On the 11th January, Canary Wharf launched their free Winter Lights Festival that features sculptures, structures and installations by some of the most innovative artists and designers around the world using a wide range of different forms of light technology.
The advance of light technologies means that they are becoming increasingly popular by artists who are developing light installations that will provide interactive, performance or visual spectacles.
Walking around the installations on the launch night illustrated the wide range of installations and here are a few of the highlights.
One of the largest installations is the 18ft high illuminated inflatable figure created by Amanda Parer in Westferry Circus. This installation is inspired by the cult science fiction film Fantastic Planet  that is set in the distant future in a world populated by gargantuan humanoids.
Some of the pieces use digital technology to use signals in the air to create displays, Julius Popp’s bit.fall uses live news feeds to create a digital typography waterfall. Located in Chancellor Passage under the DLR track, this installation uses sophisticated technology which operate a series of valves that let illuminated droplets of water fall to form letters and words that appear in mid-air before cascading into Middle Dock.
Totem by the Bitone Collective in Cabot Square responds to the presence of mobile phone signals in the air around it, active or passive. The stronger and more numerous the signals the brighter and more vivid the sculpture appears.
Another large installation is Globoscope by Collectif Coin in Jubilee Park, Globoscope is composed of luminous spheres. Through a programme of digital sequences, using sound and light, the whole space becomes animated with each interconnected sphere representing a point or pixel in a digitised landscape.

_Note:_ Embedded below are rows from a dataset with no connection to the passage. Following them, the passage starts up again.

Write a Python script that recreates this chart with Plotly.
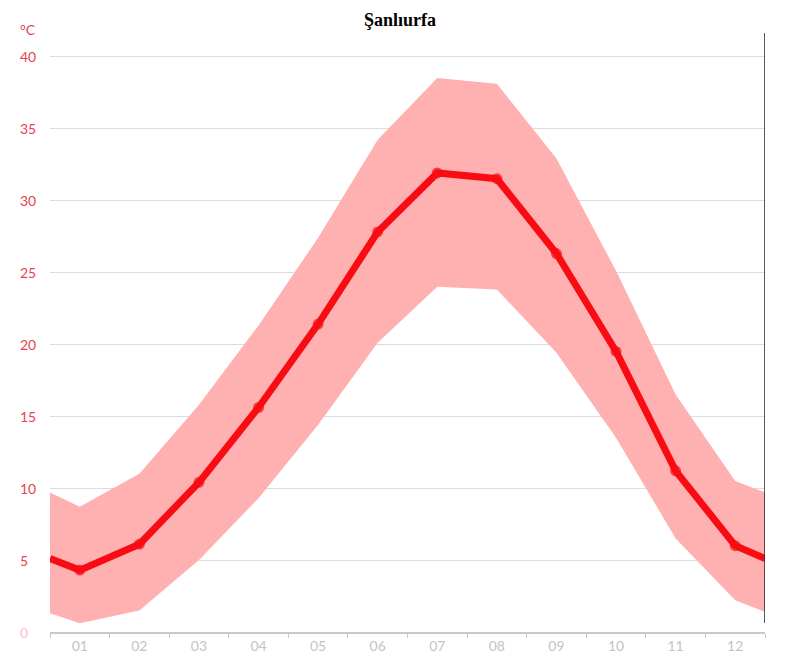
import plotly.graph_objects as go

# Month positions: half-month padding at both ends (wrap-around values)
month_pos = [0.5, 1, 2, 3, 4, 5, 6, 7, 8, 9, 10, 11, 12, 12.5]
month_labels = ["01", "02", "03", "04", "05", "06", "07", "08", "09", "10", "11", "12"]
month_ticks = [1, 2, 3, 4, 5, 6, 7, 8, 9, 10, 11, 12]

temp_mean = [5.1, 4.3, 6.1, 10.4, 15.6, 21.4, 27.8, 31.9, 31.5, 26.3, 19.5, 11.2, 6.0, 5.1]
temp_max = [9.7, 8.7, 11.0, 15.8, 21.3, 27.4, 34.2, 38.5, 38.1, 32.9, 25.1, 16.5, 10.5, 9.7]
temp_min = [1.3, 0.6, 1.5, 5.0, 9.3, 14.4, 20.1, 24.0, 23.8, 19.4, 13.5, 6.5, 2.2, 1.4]

y_ticks = [0, 5, 10, 15, 20, 25, 30, 35, 40]
y_tick_labels = ["0", "5", "10", "15", "20", "25", "30", "35", "40"]

RED = "#f90b14"
BAND = "#ffb1b1"
LABEL_RED = "#e5434f"
FONT = "Lato, Open Sans, sans-serif"

fig = go.Figure()
fig.add_trace(go.Scatter(x=month_pos, y=temp_min, mode="lines",
                         line=dict(width=0, color=BAND), hoverinfo="skip", showlegend=False))
fig.add_trace(go.Scatter(x=month_pos, y=temp_max, mode="lines", fill="tonexty",
                         fillcolor=BAND, line=dict(width=0, color=BAND),
                         hoverinfo="skip", showlegend=False))
marker_sizes = [0] + [11] * 12 + [0]
fig.add_trace(go.Scatter(x=month_pos, y=temp_mean, mode="lines+markers",
                         line=dict(width=7, color=RED),
                         marker=dict(size=marker_sizes, color=RED, line=dict(width=0)),
                         showlegend=False))

W, H = 800, 665
left, right, top, bottom = 50, 35, 42, 33
plot_h = H - top - bottom

# y tick labels as left-aligned annotations
annotations = []
for v, t in zip(y_ticks, y_tick_labels):
    annotations.append(dict(
        x=(18 - left) / (W - left - right), xref="paper", xanchor="left",
        y=v, yref="y", yanchor="middle", text=t, showarrow=False,
        font=dict(family=FONT, size=14,
                  color="#f5c3c6" if v == 0 else LABEL_RED)))
annotations.append(dict(
    x=(18 - left) / (W - left - right), xref="paper", xanchor="left",
    y=(632 - 29) / plot_h, yref="paper", yanchor="middle", text="°C", showarrow=False,
    font=dict(family=FONT, size=14, color=LABEL_RED)))

fig.update_layout(
    width=W, height=H,
    margin=dict(l=left, r=right, t=top, b=bottom, pad=0),
    paper_bgcolor="white", plot_bgcolor="white",
    title=dict(text="<b>Şanlıurfa</b>", x=0.5, xanchor="center", y=1 - 20 / H,
               yanchor="middle", yref="container",
               font=dict(family="Liberation Serif, Times New Roman, serif", size=18, color="black")),
    xaxis=dict(range=[0.5, 12.5], tickvals=month_ticks, ticktext=month_labels,
               showgrid=False, zeroline=False, showline=True, linecolor="#c8c8c8", linewidth=1.5,
               ticks="", tickfont=dict(family=FONT, size=14, color="#c4c4c4"),
               minor=dict(tick0=0.5, dtick=1, ticks="outside", ticklen=4, tickcolor="#c8c8c8",
                          showgrid=False),
               fixedrange=True),
    yaxis=dict(range=[0, 41], tickvals=y_ticks[1:], showticklabels=False, showgrid=True,
               gridcolor="#dcdcdc", gridwidth=1, zeroline=False, showline=False, ticks="",
               fixedrange=True),
    annotations=annotations,
    shapes=[dict(type="line", xref="x", x0=12.5, x1=12.5, yref="paper",
                 y0=(632 - 623) / plot_h, y1=(632 - 33) / plot_h,
                 line=dict(color="#222222", width=1.5), layer="above")],
)

fig.write_html("out.html")
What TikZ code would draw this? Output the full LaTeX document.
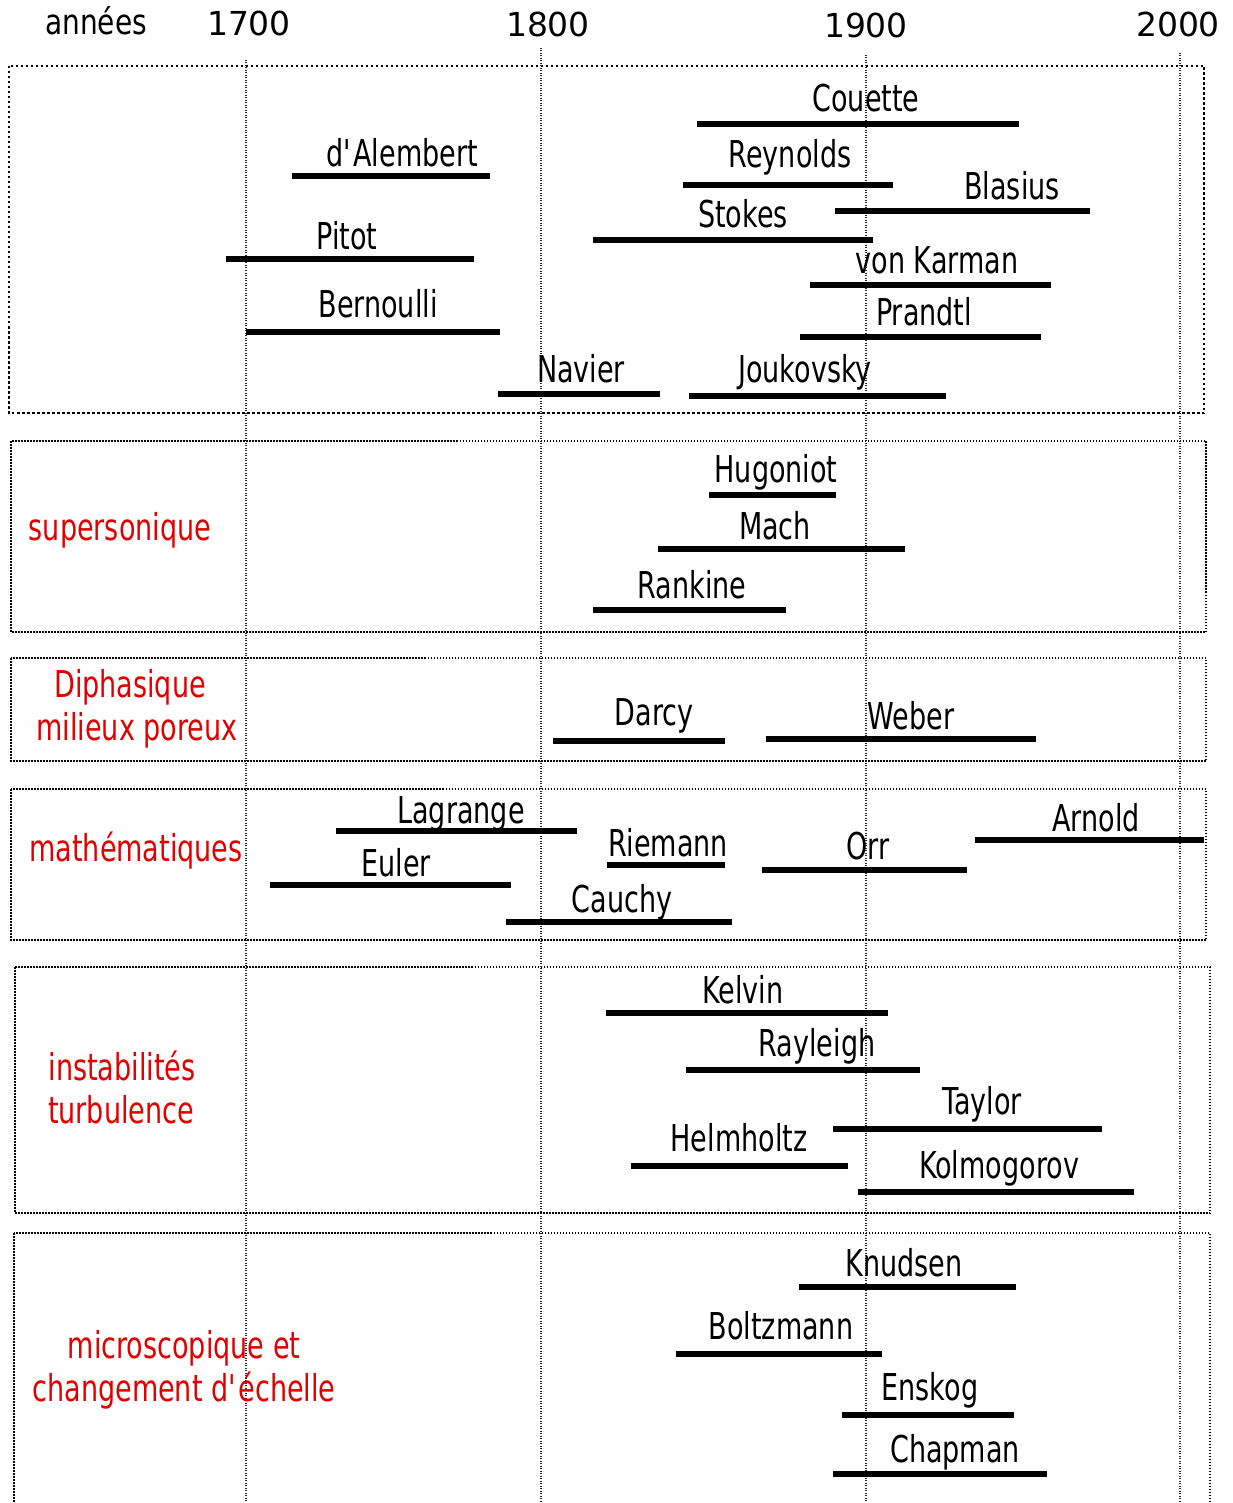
\documentclass[tikz,border=0pt]{standalone}
\usepackage{fontspec}
\setmainfont{DejaVu Sans}
\newfontfamily\namefont{DejaVu Sans}[FakeStretch=0.73]
\newfontfamily\anneefont{DejaVu Sans}[FakeStretch=0.8]
\newfontfamily\yearfont{DejaVu Sans}
\usepackage{xcolor}
\definecolor{domred}{RGB}{225,0,0}

\begin{document}
\begin{tikzpicture}[
  x=1pt, y=-1pt,
  yearlbl/.style={anchor=base, inner sep=0pt, font=\yearfont\fontsize{33}{36}\selectfont},
  savant/.style={anchor=base, inner sep=0pt, font=\namefont\fontsize{37}{40}\selectfont},
  fieldlbl/.style={anchor=base, inner sep=0pt, text=domred, font=\namefont\fontsize{37}{40}\selectfont},
  lifebar/.style={line width=5.5pt},
  fieldbox/.style={line width=1.8pt, dash pattern=on 1.5pt off 1.5pt},
  bigbox/.style={line width=2.8pt, dash pattern=on 2.5pt off 2.5pt},
  yearline/.style={line width=1.2pt, dash pattern=on 1pt off 1.5pt, black!85},
]
  \useasboundingbox (0,0) rectangle (1232,1503);

  % axe des annees
  \node[yearlbl, font=\anneefont\fontsize{35}{38}\selectfont] (annees) at (96,35) {années};
  \node[yearlbl] (y1700) at (249,36) {1700};
  \node[yearlbl] (y1800) at (548,37) {1800};
  \node[yearlbl] (y1900) at (866,38) {1900};
  \node[yearlbl] (y2000) at (1178,37) {2000};

  \foreach \id/\x/\y in {g1700/246/60, g1800/541/48, g1900/866/55, g2000/1180/53}
    \draw[yearline] (\x,\y) coordinate (\id) -- (\x,1520);

  % domaines
  \draw[bigbox] (9,66) rectangle (1204,413);
  \draw[fieldbox] (11,441) rectangle (1206,632);
  \draw[fieldbox] (11,658) rectangle (1206,761);
  \draw[fieldbox] (11,789) rectangle (1206,940);
  \draw[fieldbox] (15,967) rectangle (1210,1213);
  \draw[fieldbox] (14,1233) rectangle (1210,1530);

  \node[fieldlbl] (superso) at (120,540) {supersonique};
  \node[fieldlbl] (dipha) at (130,697) {Diphasique};
  \node[fieldlbl] (poreux) at (137,740) {milieux poreux};
  \node[fieldlbl] (maths) at (136,861) {mathématiques};
  \node[fieldlbl] (instab) at (122,1080) {instabilités};
  \node[fieldlbl] (turb) at (121,1123) {turbulence};
  \node[fieldlbl] (micro) at (184,1358) {microscopique et};
  \node[fieldlbl] (echelle) at (184,1401) {changement d\textquotesingle échelle};

  % savants
  \foreach \id/\xa/\xb/\yb/\xt/\yt/\txt in {
      couette/697/1019/124/866/112/Couette,
      alembert/292/490/176/402/167/d\textquotesingle Alembert,
      reynolds/683/893/185/790/168/Reynolds,
      blasius/835/1090/211/1012/200/Blasius,
      stokes/593/873/240/743/228/Stokes,
      pitot/226/474/259/347/250/Pitot,
      karman/810/1051/285/937/274/von Karman,
      bernoulli/246/500/332/378/317/Bernoulli,
      prandtl/800/1041/337/924/325/Prandtl,
      navier/498/660/394/581/382/Navier,
      joukovsky/689/946/396/805/382/Joukovsky,
      hugoniot/709/836/495/776/482/Hugoniot,
      mach/658/905/549/775/539/Mach,
      rankine/593/786/610/692/598/Rankine,
      darcy/553/725/741/654/725/Darcy,
      weber/766/1036/739/911/729/Weber,
      lagrange/336/577/831/461/823/Lagrange,
      arnold/975/1204/840/1096/831/Arnold,
      riemann/607/725/865/668/856/Riemann,
      orr/762/967/870/868/859/Orr,
      euler/270/511/885/396/876/Euler,
      cauchy/506/732/922/622/912/Cauchy,
      kelvin/606/888/1013/743/1003/Kelvin,
      rayleigh/686/920/1070/817/1056/Rayleigh,
      taylor/833/1102/1129/982/1114/Taylor,
      helmholtz/631/848/1166/739/1151/Helmholtz,
      kolmogorov/858/1134/1192/999/1178/Kolmogorov,
      knudsen/799/1016/1287/904/1276/Knudsen,
      boltzmann/676/882/1354/781/1339/Boltzmann,
      enskog/842/1014/1415/930/1400/Enskog,
      chapman/833/1047/1474/955/1462/Chapman}
  {
    \node[savant] (\id) at (\xt,\yt) {\txt};
    \coordinate (\id-from) at (\xa,\yb);
    \coordinate (\id-to) at (\xb,\yb);
    \draw[lifebar] (\id-from) -- (\id-to);
  }
\end{tikzpicture}
\end{document}
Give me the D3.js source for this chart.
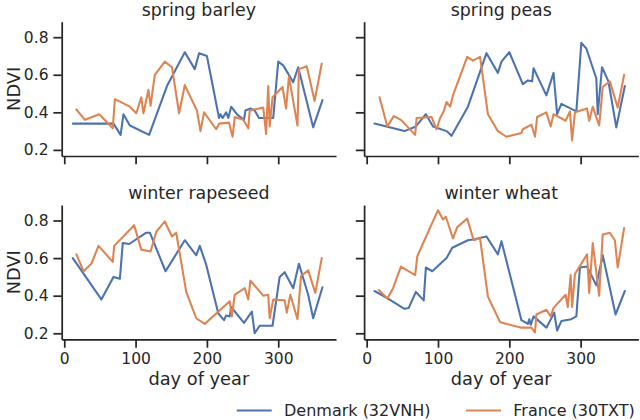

Also in Jubilee Park is my light is your light by alaa minawi, created to highlight the plight of Syrian refugees. The poignant silhouettes of a family of six hopelessly fleeing a conflict zone have been created in lines of neon light.
A number of installations are based near Crossrail Place including the interactive Liquid Space 6.1 by Daan Roosegaarde. Liquid Space 6.1 detects people approaching and rotates in their direction. Stand beneath its bulbous ’head’ and it recognises your presence by emitting coloured lights and sounds from the installation’s three sides which shift in shape and size.
The Pool by the Jen Lewin Studio in Montgomery Square is another fun interactive installation, giant concentric rings of touch-sensitive circular pads create whirlpools of light, colour and movement are created as you run, jump, step or hop onto the pads.
The Winter Lights Festival at Canary Wharf certainly brightens up the cold dark winter’s night and provides entertainment for young and old.
Best seen after 4pm, all the installations and light effects will come alive throughout the evening until 9pm, the Winter Festival runs between 11th and 22nd January 2016.
If the Winter Festival whets your appetite for the bright lights, you can head into Central London between the 14th and 17th of January, where you will find more light displays in the Lumiere London festival.